The Russian crypto market, in terms of transaction volume, is comparable to major financial segments. According to the Ministry of Finance, the daily turnover of digital assets in the country reaches 50 billion rubles, which is equivalent to about $650 million. On an annual basis, the figure exceeds 10 trillion rubles—around $130 billion.
These figures were announced by Deputy Finance Minister Ivan Chebeskov at the Alfa Talk conference. According to him, a significant portion of transactions occurs outside the legal framework. This creates risks for market participants and deprives the budget of potential tax revenues.
Why the State Is Increasing Control
Officials directly point to the problem of the “shadow” turnover. When cryptocurrency circulates through foreign platforms without local registration, the state sees neither the structure of transactions nor the volume of investors’ profits.
The authorities view crypto assets as an economically significant segment. At the current scale of turnover, even a minimal tax base can provide substantial budget revenues.
This is why the Ministry of Finance, together with the Bank of Russia, is promoting a bill to regulate digital assets. The document is planned to be considered during the spring session of the State Duma.
What Will Change After the Law Is Passed
The First Deputy Chairman of the Bank of Russia confirmed that the regulator expects the initiative to be approved soon. Under the new approach, licensed financial organizations will be able to officially offer services related to cryptocurrency.
It is assumed that existing exchanges and brokerage companies will be granted the right to spot trading of digital assets, not just operations with derivative instruments.
The Moscow Exchange already offers futures on Bitcoin and Ether. In the future, the platform is considering launching contracts on Solana, XRP, and TRON. After the emergence of a legal framework, entry into the spot segment is not ruled out.
The market will be open to both qualified and retail investors, but for private participants, there may be restrictions on volumes and risk levels. Exchange operators will have to obtain a special license. Illegal activity will be punished.
Capital Leaves the Country
According to the Bank of Russia, by mid-2025, Russians held about 933 billion rubles—approximately $11.9 billion—on foreign crypto exchanges. These platforms are not regulated in Russia.
The chairman of the supervisory board of the Moscow Exchange noted that Russian investors pay about $15 billion annually in commissions to foreign crypto platforms. For comparison, the total commission income of global crypto exchanges is estimated at about $50 billion per year.

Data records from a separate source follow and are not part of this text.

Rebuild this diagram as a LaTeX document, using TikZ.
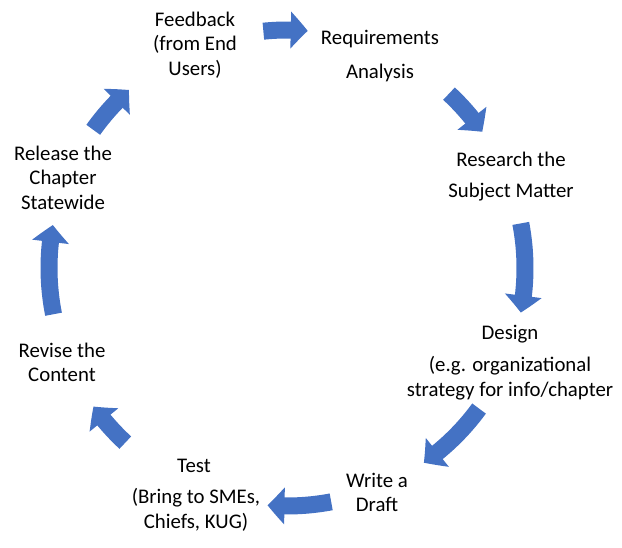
\documentclass[tikz,border=0pt]{standalone}
\usepackage{fontspec}
\setmainfont{Carlito}
\usepackage{tikz}
\usetikzlibrary{arrows.meta,bending}
\definecolor{cycleblue}{HTML}{4472C4}

\begin{document}
\begin{tikzpicture}
[x=1pt, y=1pt,
step label/.style={align=center, inner sep=0pt, font=\fontsize{20.8}{24.4}\selectfont},
cycle arrow/.style={cycleblue, line width = 17pt, -{Triangle[width=36pt,length=17pt,bend]}}]
\useasboundingbox (0,0) rectangle (622,547);
\coordinate (hub) at (287,279);
% the steps of the cycle
\node[step label] (feedback) at (195,502) {Feedback\\(from End\\Users)};
\node[step label] (requirements) at (380,491) {Requirements\\[10pt]Analysis};
\node[step label] (research) at (511,370.5) {Research the\\[7pt]Subject Matter};
\node[step label] (design) at (510,184.5) {Design\\[8pt](e.g. organizational\\strategy for info/chapter};
\node[step label] (draft) at (377,54.5) {Write a\\Draft};
\node[step label] (test) at (194,81) {Test};
\node[step label] (bring) at (196,37) {(Bring to SMEs,\\Chiefs, KUG)};
\node[step label] (revise) at (62,184.5) {Revise the\\Content};
\node[step label] (release) at (63,369.5) {Release the\\Chapter\\Statewide};
% block arrows round the circle
\draw[cycle arrow] ([shift={(95.7:238pt)}]hub) arc[start angle=95.7, end angle=85, radius=238pt];
\draw[cycle arrow] ([shift={(47.1:238pt)}]hub) arc[start angle=47.1, end angle=34.9, radius=238pt];
\draw[cycle arrow] ([shift={(10.8:238pt)}]hub) arc[start angle=10.8, end angle=-10.8, radius=238pt];
\draw[cycle arrow] ([shift={(-36.2:238pt)}]hub) arc[start angle=-36.2, end angle=-54.9, radius=238pt];
\draw[cycle arrow] ([shift={(-79.3:238pt)}]hub) arc[start angle=-79.3, end angle=-94.7, radius=238pt];
\draw[cycle arrow] ([shift={(-132.8:238pt)}]hub) arc[start angle=-132.8, end angle=-144.4, radius=238pt];
\draw[cycle arrow] ([shift={(191.2:238pt)}]hub) arc[start angle=191.2, end angle=169.6, radius=238pt];
\draw[cycle arrow] ([shift={(144.5:238pt)}]hub) arc[start angle=144.5, end angle=131.6, radius=238pt];
\end{tikzpicture}
\end{document}
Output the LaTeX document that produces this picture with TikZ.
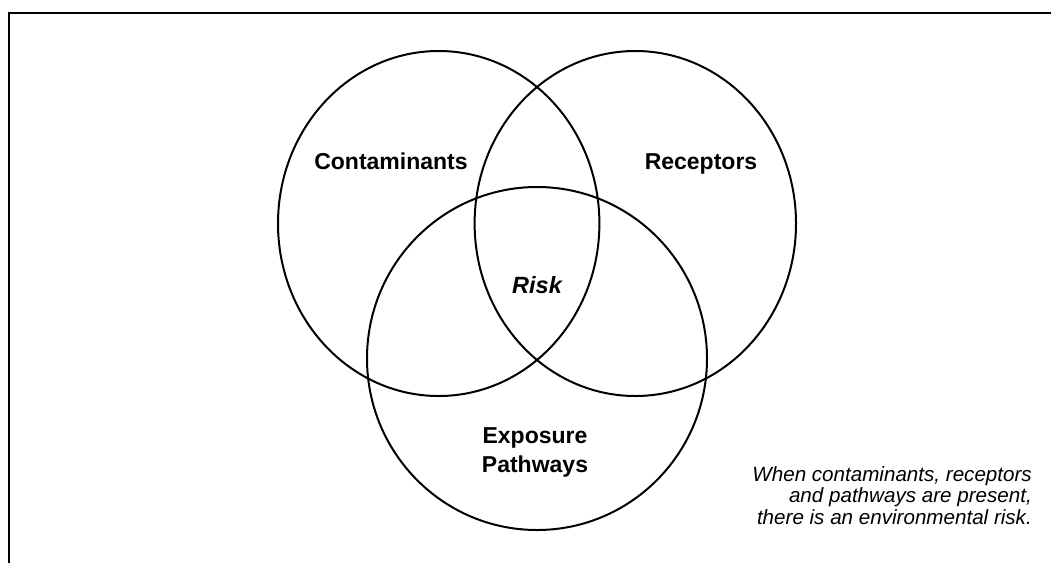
\documentclass[tikz,border=0pt]{standalone}
\usepackage{fontspec}
\setmainfont{Liberation Sans}
\usetikzlibrary{shapes.geometric}
\begin{document}
\begin{tikzpicture}[x=1pt,y=-1pt,
  setcircle/.style={draw=black,line width=2pt,ellipse,inner sep=0pt},
  biglabel/.style={font=\fontsize{23}{29}\selectfont\bfseries,inner sep=0pt,anchor=base},
  notetext/.style={font=\fontsize{20.6}{21.5}\selectfont\itshape,inner sep=0pt,align=right,anchor=base east}]
\useasboundingbox (0,0) rectangle (1051,563);
% frame
\draw[line width=2.6pt] (9,563) -- (9,13) -- (1051,13);
% sets
\node[setcircle,minimum width=321.4pt,minimum height=345pt] (cont) at (438.7,223.5) {};
\node[setcircle,minimum width=321.4pt,minimum height=345pt] (recp) at (635.3,223.5) {};
\node[setcircle,minimum width=340pt,minimum height=343pt] (expo) at (537,358.5) {};
% labels
\node[biglabel] (lcont) at (391,169) {Contaminants};
\node[biglabel] (lrecp) at (701,169) {Receptors};
\node[biglabel,font=\fontsize{23.5}{29}\selectfont\bfseries\itshape] (lrisk) at (537,293) {Risk};
\node[biglabel,align=center] (lexpo) at (535,472) {Exposure\\Pathways};
\node[notetext] (note) at (1032,524) {When contaminants, receptors\\and pathways are present,\\there is an environmental risk.};
\end{tikzpicture}
\end{document}
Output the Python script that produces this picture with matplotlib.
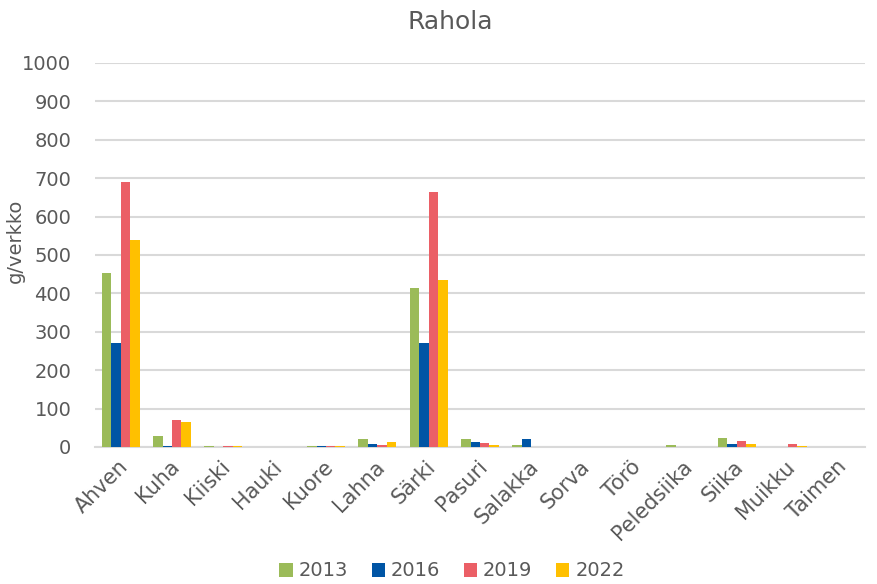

In fact, a significant share of this income is generated by Russian demand, but it does not remain within the country.
Russia Is the Largest Market in Europe
According to analytics company Chainalysis, Russia ranks first in Europe in terms of cryptocurrency flows. From July 2024 to June 2025, the inflow of digital assets into the country amounted to about $376 billion.
This figure exceeds the volumes of the United Kingdom and other European jurisdictions. The scale of turnover confirms: cryptocurrency in Russia has long ceased to be a marginal instrument. It is a full-fledged financial segment with hundreds of billions of dollars in capital movement.
What Is Behind the Numbers
A daily turnover of $650 million is not just speculation. It includes settlements between companies, hedging of currency risks, capital preservation, and cross-border transfers.
Given external economic restrictions, crypto assets have become an alternative channel of financial infrastructure. But the lack of regulation increases legal uncertainty.
The state seeks to change this model:
- return part of the commission flows to the local system
- increase transaction transparency
- form a tax base
- reduce dependence on foreign platforms
Structural Shift
Russian policy regarding digital assets is gradually shifting from cautious observation to integration. Regulators are not talking about a ban. On the contrary, it is about creating a legal framework.
If the law is passed, the country will get a controlled market with licensed participants. This could change the structure of turnover and redistribute liquidity from foreign platforms to domestic ones.
At the current volume of transactions, this is not a niche segment, but a market with an annual turnover of more than $130 billion. And it is precisely for control over this flow that the struggle is underway today.